Underscoring the lessons to be learned from rural communities are chiefly two imperatives in terms of identity: Firstly that the challenges of rural communities become visible to the public at large and not isolated from other mass struggles; Secondly, that this exposure will challenge all-too pervasive conceptions of rural persons. Paradoxically rural people (particularly women) are often conceptualized as the gatekeepers of tradition or the authentic, yet also pathologized as simple, uneducated, illiterate and lazy.
The static conception of rural society, while ostensibly positive or well-intentioned, presents an image that is damaging to the agency of rural people, nor does it accurately reflect reality; cell phones are ubiquitous and through processes including mineral exploitation and migrant labour, rural communities do not simply stand outside of the modern global economy. Further, this image gives credence to proponents of distorted cultural practices (such as ukuthwala) that either do not reflect historical practices or have not transformed traditions in a way that maintains and respects core values while negotiating modern realities. Ideally, proponents of this conception of stasis would peel back their layer of analysis and call for change to the structural inertia that is Ingonyama Trust.

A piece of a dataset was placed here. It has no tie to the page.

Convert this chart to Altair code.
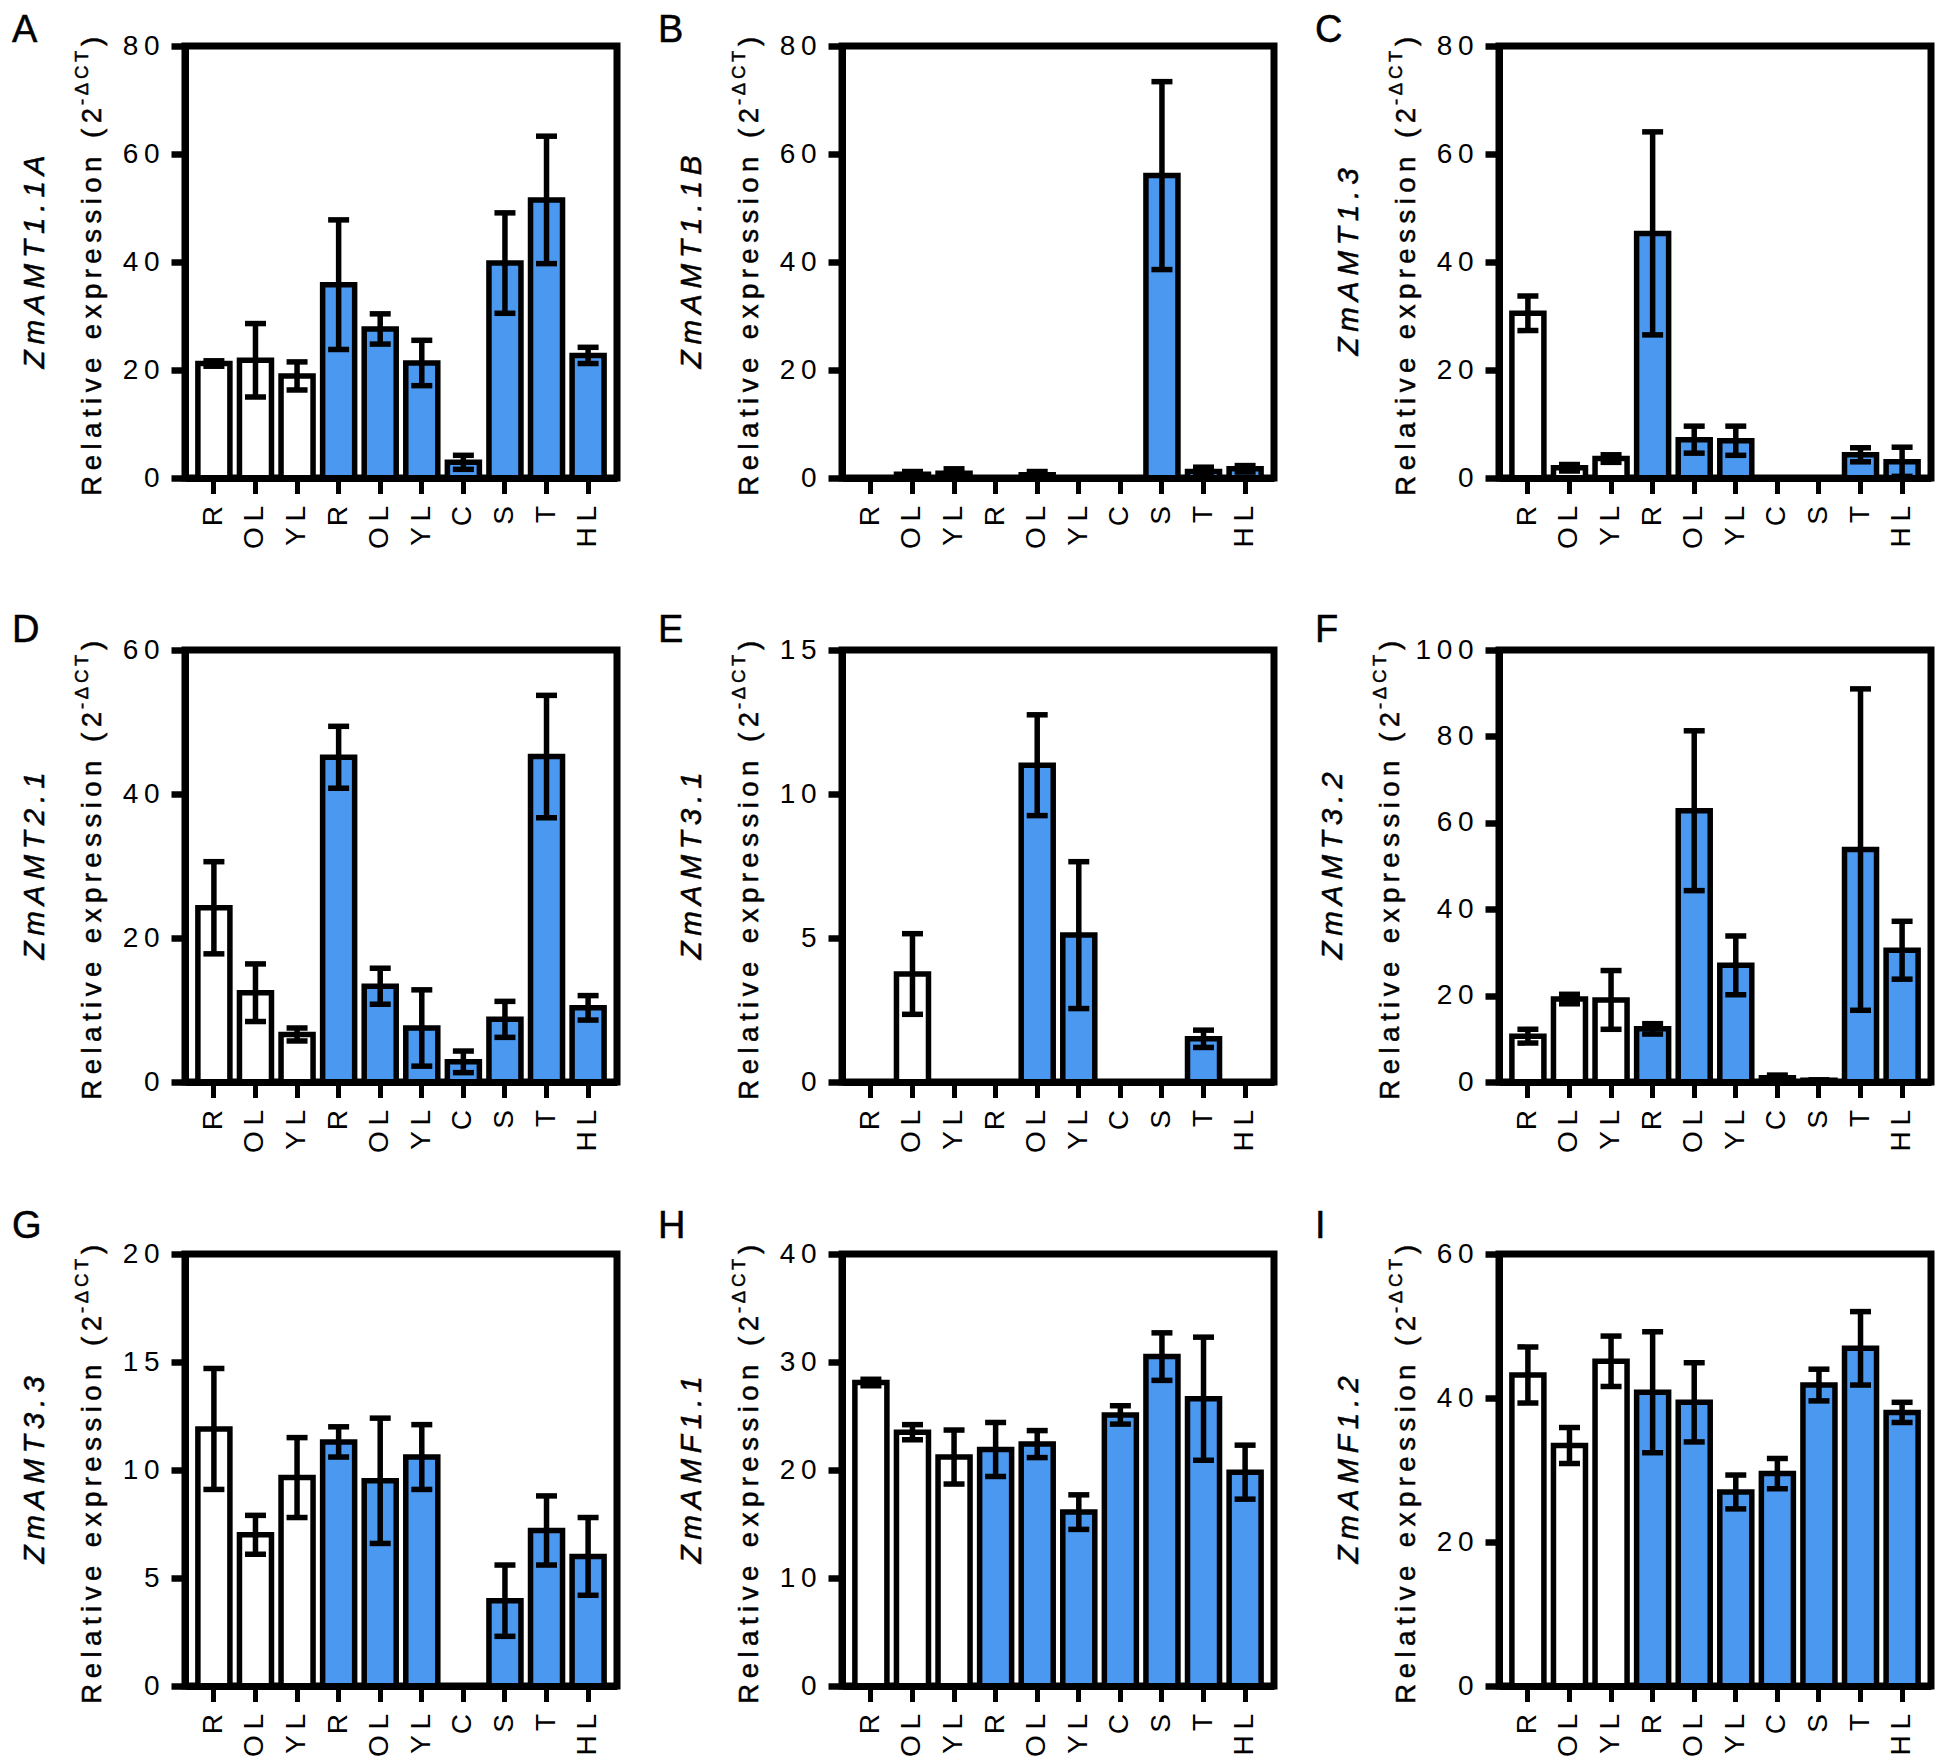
import altair as alt
import pandas as pd

FONT = "Liberation Sans"
TS = "\u2009"
BLUE = "#4b98f0"

tissues = ["R", "OL", "YL", "R", "OL", "YL", "C", "S", "T", "HL"]
groups = ["w", "w", "w", "b", "b", "b", "b", "b", "b", "b"]

letters = ["A", "B", "C", "D", "E", "F", "G", "H", "I"]
genes = ["ZmAMT1.1A", "ZmAMT1.1B", "ZmAMT1.3", "ZmAMT2.1", "ZmAMT3.1",
         "ZmAMT3.2", "ZmAMT3.3", "ZmAMF1.1", "ZmAMF1.2"]
y_max = [80, 80, 80, 60, 15, 100, 20, 40, 60]
y_step = [20, 20, 20, 20, 5, 20, 5, 10, 20]

mean_A = [21.2, 21.8, 18.9, 35.8, 27.6, 21.3, 2.9, 39.8, 51.5, 22.7]
err_A = [0.5, 6.8, 2.6, 12.0, 2.8, 4.2, 1.3, 9.3, 11.8, 1.5]
mean_B = [0, 0.7, 0.9, 0, 0.6, 0, 0, 56.0, 1.2, 1.7]
err_B = [0, 0.5, 0.8, 0, 0.6, 0, 0, 17.4, 0.8, 0.6]
mean_C = [30.5, 1.9, 3.6, 45.3, 7.1, 6.9, 0, 0, 4.3, 3.0]
err_C = [3.2, 0.6, 0.7, 18.8, 2.5, 2.7, 0, 0, 1.3, 2.7]
mean_D = [24.2, 12.4, 6.6, 45.1, 13.3, 7.5, 2.8, 8.7, 45.2, 10.3]
err_D = [6.4, 4.0, 0.9, 4.3, 2.5, 5.3, 1.5, 2.5, 8.5, 1.7]
mean_E = [0, 3.75, 0, 0, 11.0, 5.1, 0, 0, 1.5, 0]
err_E = [0, 1.4, 0, 0, 1.75, 2.55, 0, 0, 0.3, 0]
mean_F = [10.6, 19.2, 19.0, 12.3, 62.8, 27.0, 1.0, 0.4, 53.8, 30.5]
err_F = [1.6, 1.1, 6.8, 1.2, 18.5, 6.8, 0.6, 0.1, 37.2, 6.7]
mean_G = [11.9, 7.0, 9.65, 11.3, 9.5, 10.6, 0, 3.95, 7.2, 6.0]
err_G = [2.8, 0.9, 1.85, 0.7, 2.9, 1.5, 0, 1.65, 1.6, 1.8]
mean_H = [28.1, 23.5, 21.2, 21.9, 22.4, 16.1, 25.1, 30.5, 26.6, 19.8]
err_H = [0.3, 0.7, 2.5, 2.5, 1.25, 1.6, 0.85, 2.2, 5.7, 2.5]
mean_I = [43.2, 33.4, 45.1, 40.8, 39.4, 26.95, 29.5, 41.8, 46.9, 38.0]
err_I = [3.9, 2.5, 3.5, 8.4, 5.5, 2.35, 2.1, 2.2, 5.1, 1.4]

means = [mean_A, mean_B, mean_C, mean_D, mean_E, mean_F, mean_G, mean_H, mean_I]
errs = [err_A, err_B, err_C, err_D, err_E, err_F, err_G, err_H, err_I]

W = 432
H = 432


def sp(s):
    return TS.join(s)


x_label_expr = "[" + ",".join("'" + sp(t) + "'" for t in tissues) + "][datum.value]"
y_label_expr = "join(split(datum.label, ''), '" + TS + "')"


def txt(t, x, y, size, angle=0, align="left", style="normal"):
    return alt.Chart(pd.DataFrame({"t": [t]})).mark_text(
        font=FONT, fontSize=size, angle=angle, align=align,
        baseline="alphabetic", fontStyle=style, color="black",
        stroke="black", strokeWidth=0.5
    ).encode(text="t:N", x=alt.value(x), y=alt.value(y))


def panel(i, letter_x, letter_y, dx):
    df = pd.DataFrame({"k": list(range(10)), "mean": means[i],
                       "err": errs[i], "grp": groups})
    df["lo"] = df["mean"] - df["err"]
    df["hi"] = df["mean"] + df["err"]
    ticks = list(range(0, y_max[i] + 1, y_step[i]))
    xaxis = alt.Axis(title=None, labelAngle=270, labelExpr=x_label_expr,
                     labelFont=FONT, labelFontSize=28, labelPadding=12,
                     labelColor="black", tickSize=15.5, tickWidth=5,
                     tickColor="black", domain=True, domainColor="black",
                     domainWidth=7, labelOverlap=False, zindex=1)
    xenc = alt.X("k:O", scale=alt.Scale(paddingInner=0.23, paddingOuter=0.31),
                 axis=xaxis)
    yscale = alt.Scale(domain=[0, y_max[i]], nice=False)
    yaxis = alt.Axis(title=None, values=ticks, labelExpr=y_label_expr,
                     labelFont=FONT, labelFontSize=28, labelPadding=12,
                     labelColor="black", tickSize=14, tickWidth=6.5,
                     tickColor="black", domain=True, domainColor="black",
                     domainWidth=7, grid=False, labelOverlap=False, zindex=1)
    base = alt.Chart(df)
    bars = base.mark_bar(stroke="black", strokeWidth=5.5, strokeJoin="miter").encode(
        x=xenc,
        y=alt.Y("mean:Q", scale=yscale, axis=yaxis),
        fill=alt.Fill("grp:N", scale=alt.Scale(domain=["w", "b"], range=["white", BLUE]),
                      legend=None),
    )
    eb = base.transform_filter("datum.err > 0")
    rule = eb.mark_rule(color="black", strokeWidth=5.5).encode(
        x=xenc, y=alt.Y("lo:Q", scale=yscale, axis=yaxis), y2="hi:Q")
    cap_lo = eb.mark_tick(color="black", thickness=5.5, size=21, opacity=1).encode(
        x=xenc, y=alt.Y("lo:Q", scale=yscale, axis=yaxis))
    cap_hi = eb.mark_tick(color="black", thickness=5.5, size=21, opacity=1).encode(
        x=xenc, y=alt.Y("hi:Q", scale=yscale, axis=yaxis))
    letter = txt(letters[i], letter_x, letter_y, 38)
    gene = txt(sp(genes[i]), -141 + dx, H / 2, 29.5, angle=270, align="center", style="italic")
    main = txt(sp("Relative expression (2"), -84 + dx, 62, 27.5, angle=270, align="right")
    sup = txt(sp("-\u0394CT"), -97 + dx, 59, 18.5, angle=270, align="left")
    paren = txt(")", -84 + dx, 0, 27.5, angle=270, align="left")
    return alt.layer(bars, rule, cap_lo, cap_hi, letter, gene, main, sup, paren).properties(
        width=W, height=H)


letter_xs = [-173, -184, -184]
letter_ys = [-4, -8, -16]
title_dx = [0, 0, 0, 0, 0, -16, 0, 0, 0]
panels = [panel(i, letter_xs[i % 3], letter_ys[i // 3], title_dx[i]) for i in range(9)]

chart = alt.concat(
    *panels, columns=3, bounds="flush",
    spacing=alt.RowColnumber(row=172, column=225),
).resolve_scale(x="independent", y="independent").properties(padding=0)
chart = chart.configure_view(stroke="black", strokeWidth=7).configure_axis(labelFont=FONT)

chart.save("out.html", embed_options={"renderer": "svg", "actions": False})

For perhaps more obvious reasons, the idea that rural people are stupid or lazy is simply incorrect and damaging. This image represents a bankruptcy of empathy as well as a lack of insight into the realities of many rural communities. The detrimental effects of widespread malnutrition can prevent individuals from reaching their potential and thus perhaps from a distance, negative perceptions of the work ethic of rural persons can be created.
            Truly unfortunate about both perceived identities of rural people is that neither involves actually engaging rural communities but rather is based in perceptions generated from afar. In this regard, the rest of society is missing out, as South Africa is urbanizing and (like any other society) continuing to reinvent its self, this is an opportunity to see how some of the most excluded negotiate this continuous transformation.
            Operating from an ethic embodied by the last must be the first; it is time to take an honest interest in rural KwaZulu-Natal, and to make these communities visible while linking their challenges to mass movements. Moreover it is a perfect opportunity for all to learn from a different set of experiences while fighting negative, frankly simple, conceptions of rural society.





[1] Traditional ukuthwala was explained to me by an elder using this example: following courting attempts, a young woman would do inform slightly older women who would advise that she do something to show reciprocated interest in the young man, such as to make and give him a scarf or necklace. The female advisors would inform the young man’s older male community and a date for the ukuthwala would be planned. The staged ukuthwala would occur and she would be carried to the home of the man’s older female relative. At this point ilobola would be negotiated between the families, the important point being that the entire process was consensual, not coercive.

[2] Traditional is used loosely, many of the authorities lack lineage to pre-colonial authorities and are the descendants of, or themselves were, installed by the apartheid or colonial regime.